The time differences for me on my Ubuntu 20.04 machine are far more dramatic (e.g. 1.5 minutes for STP vs 1.5 seconds for Z3) though I suppose the configuration is outdated. On my Ubuntu 22.04 machine, the differences are 15.1s (STP) vs 0.7s (Z3) and 8.7s (STP) vs 0.3s (Z3). I use mainline STP throughout, with Z3 4.8.12 (22.04) and 4.8.7 (20.04).

I can produce more files that show STP being outperformed in such an incremental setting, so do let me know if that would be helpful, though my current process of printing into SMT-LIB is a bit painful. If these differences are not substantial enough and you'd like for a small number of queries that produce larger differences, I can try for that as well but I've struggled to find this so far (through KLEE).

Please let me know if there's anything else that I can help out with on this topic! I'd be very happy to see STP supporting incremental solving.

SMT-LIB2 files: dircolors.txt, b64.txt

[sreeshmaheshwar]

@TrevorHansen just wanted to friendly ping on this as I have some free time now - are these examples sufficient?

[TrevorHansen]

Thanks for the files @sreeshmaheshwar. The examples are good.

Looking at b64.txt, it's got 1000 (check-sat) calls, for me default STP takes 16 seconds, STP with simplifications disabled takes about 11 seconds, and Z3 takes about 340ms. So Z3 is about 30 times faster.

STP with simplifications disabled, is taking about 11ms per (check-sat) call, Z3 is taking about 0.34ms. These are easy problems that STP isn't optimised on. Lots of time is spent moving data to/from the SAT solver, SAT solving is about 7% of STP's total runtime.

I'm not sure what to do about this. STP doesn't do incremental solving because for hard problems it's often better to re-do the work each time - new assertions can simplify the problem, and incrementally using the SAT solver in this scenario is really hard to implement. As justification for this, STP does better head-to-head with Z3 on hard incremental problems:
https://smt-comp.github.io/2022/results/qf-bitvec-incremental

We could make an "easy" mode in STP which disables simplifications, and uses the SAT solver incrementally. Then after some timeout (e.g. 5ms) it transfers to "hard" mode which gives the current STP behaviour. But it seems easier to just wrap Z3 and STP in a script that does the same thing (i.e. use Z3 as the easy-mode).

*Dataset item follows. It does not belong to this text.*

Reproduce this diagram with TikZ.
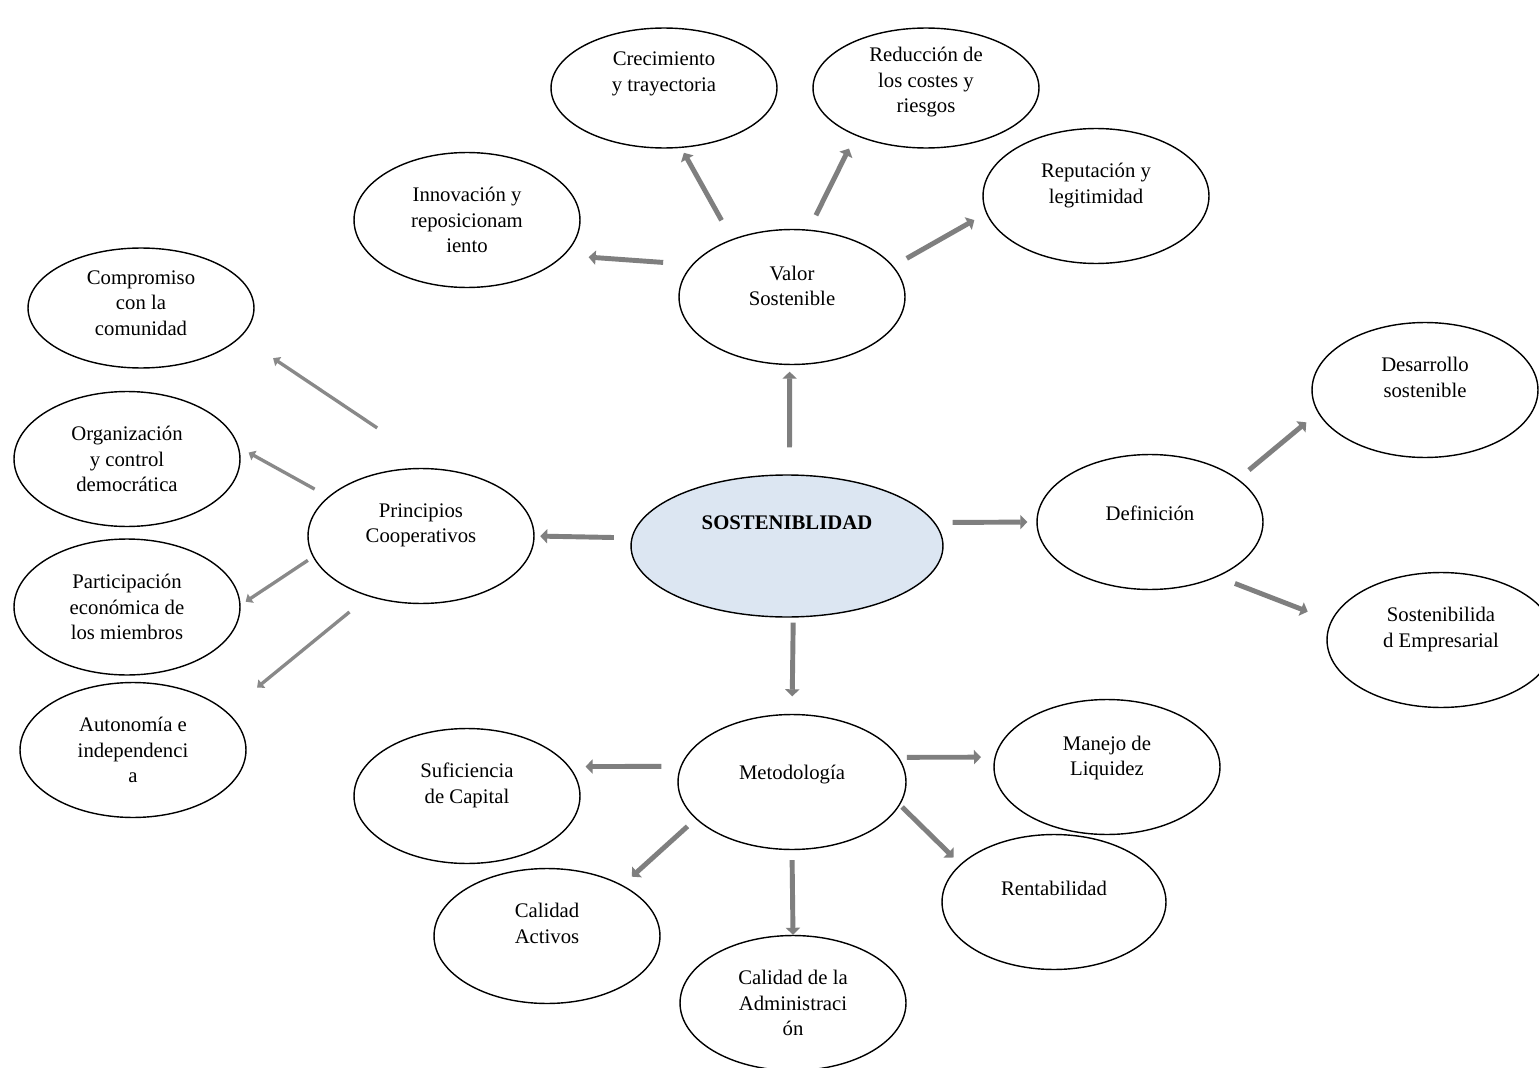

It makes me wonder if you occasionally get problems that are hard for Z3 to solve?

[sreeshmaheshwar]

Thanks for the response @TrevorHansen.

Indeed, Z3's incremental solver that is used for these benchmarks performs worse on harder problems due to lack of pre-processing. See the examples linked in the relevant discussion Z3Prover/z3#7203 where, as a result, I was confused by the outperformance of Z3's incremental solver when used non-incrementally in mainline KLEE. It also suggests that such hard problems are rarer in KLEE - though I will keep an eye out for slower queries during longer runs.

The two benchmarks I provided in our current discussion are from my experimental fork of KLEE. This incremental work is experimental and concludes shortly, so I should clarify that there is no concrete need for STP incrementality yet (from KLEE), in the case that it is difficult to implement or not worth it in your opinion. As an aside, you mention an incremental solver that switches to a non-incremental one after a timeout - this is supported by Z3.

Speaking of mainline KLEE, your suggestion of timeout-based portfolio solving using Z3's incremental (but used non-incrementally) solver and STP's (normal) solver generalised seemed to me to be a near-optimal KLEE configuration. But I'll try to run some more experiments to confirm this. Thanks for the suggestion.